En réalité, toutes ces offres sont plutôt alignées sur la tendance « molle » actuelle de l’EUCS et ne répondent pas au SecNumCloud français imposé aux administrations, OIV et OSE pour tous leurs traitements sensibles.

On comprend pourquoi les géants américains du cloud font aujourd’hui un tel lobbying aujourd’hui pour que l’EUCS n’intègre pas les critères de souveraineté stricts du SecNumCloud (dans son niveau EUCS High).

Reste que la multiplication de ces offres « EU Souveraines » chez les hyperscalers jette un froid sur les prétentions européennes de S3NSE (le cloud souverain monté par Thales en association avec Google) et de Bleu (le cloud souverain d’Orange/Capgemini en associations avec Microsoft).

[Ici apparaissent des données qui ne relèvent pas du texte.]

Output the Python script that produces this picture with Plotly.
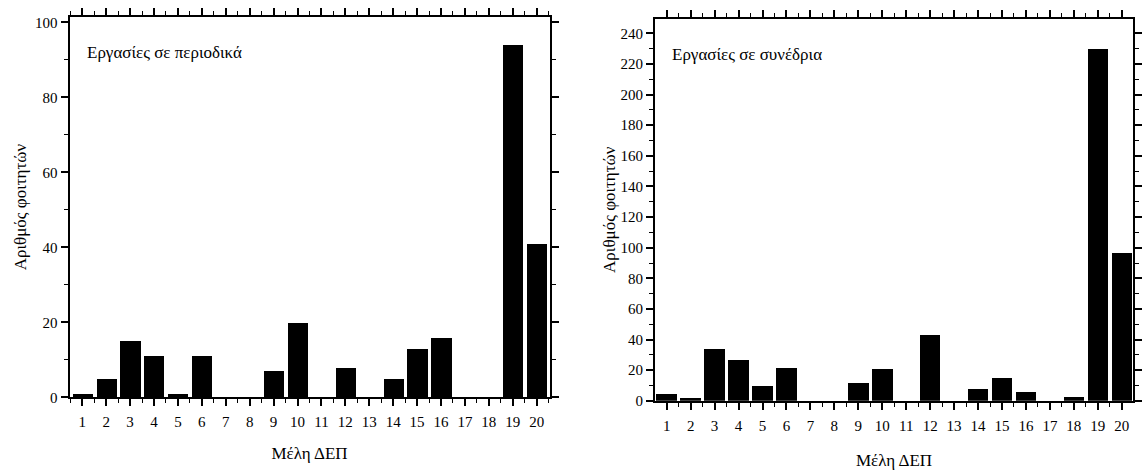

Certes, ces clouds sont toujours pertinents en France, pour autant qu’ils réussissent effectivement à démontrer leur imperméabilité aux lois extraterritoriales, comme le Cloud Act américain, et à obtenir le Graal SecNumCloud. Mais ils perdent de leur intérêt à l’échelle de l’EU face à des offres officielles souveraines (Microsoft EU Data Boundary, Oracle EU Sovereign Cloud, AWS European Sovereign Cloud, Google Cloud Sovereign Controls) qui cherchent à conquérir ou garder les clients du secteur public et des industries régulées en leur apportant un niveau de souveraineté que bien des pays européens, France exceptée, jugent aujourd’hui suffisant.